23 October 2009
A silver medalist at the 2000 Olympics, deaf swimmer and cyclist Terence Parkin has dominated the Deaflympics like no other athlete, accumulating 29 medals over more than a decade. At the recent Fina Swimming World Cup in Durban, he showed that he can still challenge the best in the world.
Lost among the world and South Africans records set at in Durban last weekend was a strong performance by Parkin in the men’s 200 metres breaststroke.
Back in 2000, Parkin announced himself to the swimming world by winning silver in the same event at the Sydney Olympic Games.
Now 29, Parkin made his return to “mainstream” competitive swimming a good one, clocking two minutes, 8.64 seconds – which, as 2000 Olympic Games team coach Wayne Riddin pointed out, was comparable to the times Parkin was swimming back in 2000.
World Championship medals
Parkin has been an exceptional performer for many years now. Back in 2000, at the Short Course World Championships in Athens, he won silver in both the 200 metres breaststroke and the 400 metres individual medley.
Much like Michael Phelps has become a giant of the Olympics Games, culminating in his record-setting eight gold medals at the Beijing Games in 2008, so Parkin has become a giant in the world of the deaf at the Deaflympics.
In 2001, at the Rome Deaflympics, Parkin claimed five titles – the 100 and 200 metres freestyle, the 100 and 200 metres breaststroke, and the 400 metres individual medley. That, however was merely a precursor to his astounding collection of results the the 2005 Deaflympics in Melbourne.
In that year, Parkin became the most successful competitor in the history of the Games, winning an incredible 12 gold medals and one silver.
In the freestyle, he won the 100 and 400 metres in Games record times and captured the 200 and 1 500 metres with world records.
He won the 50 metres breaststroke in a world time, and also claimed the 100 and 200 metres titles.
To this he added the 200 metres butterfly, with another world record, as well as the 200 and 400 metres individual medley.
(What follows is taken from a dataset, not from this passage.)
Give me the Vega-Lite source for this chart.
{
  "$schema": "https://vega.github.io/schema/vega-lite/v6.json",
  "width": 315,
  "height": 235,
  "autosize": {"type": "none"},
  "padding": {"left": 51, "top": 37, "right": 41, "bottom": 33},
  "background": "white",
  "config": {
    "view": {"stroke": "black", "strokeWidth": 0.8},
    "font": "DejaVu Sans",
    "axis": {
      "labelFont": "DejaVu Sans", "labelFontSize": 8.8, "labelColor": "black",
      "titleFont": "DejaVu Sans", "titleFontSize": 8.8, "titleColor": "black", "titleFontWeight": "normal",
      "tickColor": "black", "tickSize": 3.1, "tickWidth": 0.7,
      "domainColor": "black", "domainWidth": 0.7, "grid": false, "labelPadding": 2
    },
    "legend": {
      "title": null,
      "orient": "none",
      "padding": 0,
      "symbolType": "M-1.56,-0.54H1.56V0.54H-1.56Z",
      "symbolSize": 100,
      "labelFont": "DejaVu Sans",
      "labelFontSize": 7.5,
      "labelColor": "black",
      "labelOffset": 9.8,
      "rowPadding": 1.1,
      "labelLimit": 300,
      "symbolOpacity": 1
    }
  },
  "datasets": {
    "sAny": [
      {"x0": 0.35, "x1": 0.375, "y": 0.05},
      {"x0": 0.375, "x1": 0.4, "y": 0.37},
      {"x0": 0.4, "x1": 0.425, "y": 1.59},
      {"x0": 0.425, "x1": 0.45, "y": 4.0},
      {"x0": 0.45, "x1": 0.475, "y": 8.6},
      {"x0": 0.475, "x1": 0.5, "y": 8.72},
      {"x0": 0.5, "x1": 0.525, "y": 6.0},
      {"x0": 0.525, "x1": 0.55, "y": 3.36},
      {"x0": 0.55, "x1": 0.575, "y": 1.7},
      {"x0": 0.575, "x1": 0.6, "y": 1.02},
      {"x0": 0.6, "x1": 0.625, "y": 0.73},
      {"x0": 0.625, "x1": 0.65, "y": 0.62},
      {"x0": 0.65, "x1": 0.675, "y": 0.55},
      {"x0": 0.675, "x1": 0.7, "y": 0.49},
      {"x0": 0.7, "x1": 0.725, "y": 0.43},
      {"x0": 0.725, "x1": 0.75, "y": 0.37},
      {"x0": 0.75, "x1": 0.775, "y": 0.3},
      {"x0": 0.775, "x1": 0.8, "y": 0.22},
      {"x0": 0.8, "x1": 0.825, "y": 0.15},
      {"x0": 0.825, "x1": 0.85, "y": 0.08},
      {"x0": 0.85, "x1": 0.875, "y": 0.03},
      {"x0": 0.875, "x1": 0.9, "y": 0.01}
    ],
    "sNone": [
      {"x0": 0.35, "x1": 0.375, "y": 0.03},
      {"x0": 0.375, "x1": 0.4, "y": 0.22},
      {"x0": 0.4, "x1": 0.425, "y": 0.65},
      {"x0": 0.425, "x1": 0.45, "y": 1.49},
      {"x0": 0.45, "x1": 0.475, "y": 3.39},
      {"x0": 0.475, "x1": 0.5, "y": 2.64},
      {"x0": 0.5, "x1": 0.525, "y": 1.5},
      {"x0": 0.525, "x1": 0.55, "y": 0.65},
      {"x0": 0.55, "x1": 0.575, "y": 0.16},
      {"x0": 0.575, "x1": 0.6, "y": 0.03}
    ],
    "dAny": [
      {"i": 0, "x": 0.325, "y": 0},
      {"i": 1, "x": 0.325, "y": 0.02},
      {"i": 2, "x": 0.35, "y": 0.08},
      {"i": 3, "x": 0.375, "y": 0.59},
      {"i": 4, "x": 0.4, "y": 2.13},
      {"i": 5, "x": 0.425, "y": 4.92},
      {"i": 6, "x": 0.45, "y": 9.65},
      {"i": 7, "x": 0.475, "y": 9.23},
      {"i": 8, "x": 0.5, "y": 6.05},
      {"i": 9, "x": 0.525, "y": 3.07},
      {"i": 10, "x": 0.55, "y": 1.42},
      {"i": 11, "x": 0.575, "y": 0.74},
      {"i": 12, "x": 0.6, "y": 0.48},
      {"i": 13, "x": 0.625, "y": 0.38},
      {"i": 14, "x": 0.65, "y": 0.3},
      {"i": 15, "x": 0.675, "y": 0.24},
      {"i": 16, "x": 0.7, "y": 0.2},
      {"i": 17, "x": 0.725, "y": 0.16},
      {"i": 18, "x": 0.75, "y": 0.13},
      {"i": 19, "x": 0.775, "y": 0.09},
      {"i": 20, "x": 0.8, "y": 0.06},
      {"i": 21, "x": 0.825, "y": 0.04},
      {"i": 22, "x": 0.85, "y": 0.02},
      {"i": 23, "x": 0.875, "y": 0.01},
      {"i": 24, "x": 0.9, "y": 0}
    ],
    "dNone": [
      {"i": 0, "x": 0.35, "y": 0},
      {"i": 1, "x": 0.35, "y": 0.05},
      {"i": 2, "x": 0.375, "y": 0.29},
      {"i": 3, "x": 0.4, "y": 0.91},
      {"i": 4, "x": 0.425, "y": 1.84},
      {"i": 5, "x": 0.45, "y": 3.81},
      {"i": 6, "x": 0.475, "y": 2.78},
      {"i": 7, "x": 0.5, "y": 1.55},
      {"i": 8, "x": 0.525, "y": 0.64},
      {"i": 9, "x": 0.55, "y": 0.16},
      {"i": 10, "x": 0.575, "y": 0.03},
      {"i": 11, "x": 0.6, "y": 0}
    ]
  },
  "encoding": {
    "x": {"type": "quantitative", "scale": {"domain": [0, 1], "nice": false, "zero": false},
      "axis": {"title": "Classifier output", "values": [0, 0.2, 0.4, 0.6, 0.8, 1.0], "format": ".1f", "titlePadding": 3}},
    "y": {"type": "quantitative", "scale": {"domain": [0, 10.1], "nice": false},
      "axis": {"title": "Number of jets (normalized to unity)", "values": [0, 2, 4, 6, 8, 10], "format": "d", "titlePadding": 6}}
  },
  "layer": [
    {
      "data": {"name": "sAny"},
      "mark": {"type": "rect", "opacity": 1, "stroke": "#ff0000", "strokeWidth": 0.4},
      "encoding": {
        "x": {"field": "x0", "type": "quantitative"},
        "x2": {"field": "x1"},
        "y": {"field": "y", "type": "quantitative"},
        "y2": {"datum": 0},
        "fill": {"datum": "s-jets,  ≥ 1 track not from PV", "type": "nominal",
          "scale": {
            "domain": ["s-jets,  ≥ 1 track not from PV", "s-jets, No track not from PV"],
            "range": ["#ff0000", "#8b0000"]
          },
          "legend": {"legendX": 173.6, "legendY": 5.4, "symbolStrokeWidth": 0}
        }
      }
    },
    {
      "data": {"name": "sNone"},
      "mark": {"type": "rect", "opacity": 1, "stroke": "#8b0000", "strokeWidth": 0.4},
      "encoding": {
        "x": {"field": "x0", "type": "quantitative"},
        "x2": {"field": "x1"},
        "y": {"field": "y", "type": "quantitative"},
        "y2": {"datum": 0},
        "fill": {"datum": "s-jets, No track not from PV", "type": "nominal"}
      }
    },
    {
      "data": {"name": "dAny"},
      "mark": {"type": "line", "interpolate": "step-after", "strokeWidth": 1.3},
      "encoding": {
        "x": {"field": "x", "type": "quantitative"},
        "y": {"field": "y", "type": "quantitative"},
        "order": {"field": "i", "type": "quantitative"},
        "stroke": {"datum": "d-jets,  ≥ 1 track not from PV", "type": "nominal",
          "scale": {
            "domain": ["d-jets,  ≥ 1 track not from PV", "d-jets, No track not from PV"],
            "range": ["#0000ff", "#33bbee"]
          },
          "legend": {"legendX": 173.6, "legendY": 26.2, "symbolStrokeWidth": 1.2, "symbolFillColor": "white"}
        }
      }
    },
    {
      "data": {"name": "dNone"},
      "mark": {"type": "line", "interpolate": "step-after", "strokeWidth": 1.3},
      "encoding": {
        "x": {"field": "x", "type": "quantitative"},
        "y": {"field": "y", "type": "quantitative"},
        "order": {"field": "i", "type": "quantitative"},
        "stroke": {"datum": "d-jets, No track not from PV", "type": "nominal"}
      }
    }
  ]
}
Parkin was also part of another two world records, in the 4×100 medley relay and the 2×200 freestyle relay. His silver came in the 4×100 relay.
His success spoke volumes about his fitness, competitive drive, and sheer talent.
Thanks mostly to Parkin, South Africa came in third place overall on the medals table with a haul of 19, including 13 gold, four silver and two bronze medals.
In recent times, Parkin’s focus has been on cycling, but he was back in the pool for the 2009 Dealympics in Taipei and, once again, was on the winning trail.
He was unbeaten in the swimming in the seven events he entered, claiming gold in the 50, 100, and 200 metres breaststroke, the 200 and 400 metres individual medley, and the 200 and 1 500 metres freestyle.
On top of this, he proved he was excellent at cycling too by finishing third in the 93-kilometre road race.
Parkin’s cycling success shouldn’t have surprised anyone. In 2006, he won gold at the World Deaf Cycling Championships in the road race and picked up silver in the mountain bike event.
With Parkin leading the way, South Africa finished eighth on the 2009 Deaflympics medals table with eight gold, two silver and two bronze medals.
That he managed this success at the age of 29 confirms Parkin as an exceptional athlete, and the most successful athlete in the history of the Deaflympics, much like Phelps in the Olympics.
Deaflympic medals haul
Parkin has now accumulated 29 medals in four visits to the Deaflympics. Prior to Melbourne 2005, he claimed seven medals in Copenhagen in 1997: gold in the 200 freestyle, silver in the 100 backstroke, bronze in the 200 backstroke, gold in the 100 and 200 breaststroke, and gold in the 200 and 400 individual medley.
A loyal supporter of South Africa’s Midmar Mile, the world’s largest open water swimming event, which he won in 2000 and 2002, Parkin received a cheque for R20 000 from the organisers in 2009. The Deaf Association of SA was also presented with a cheque for R20 000.
Through his interpreter, Parkin responded: “Thank you, thank you. Midmar Mile has been very much part of my life and will always be. I will be here next year, and who knows what I may be able to do then.”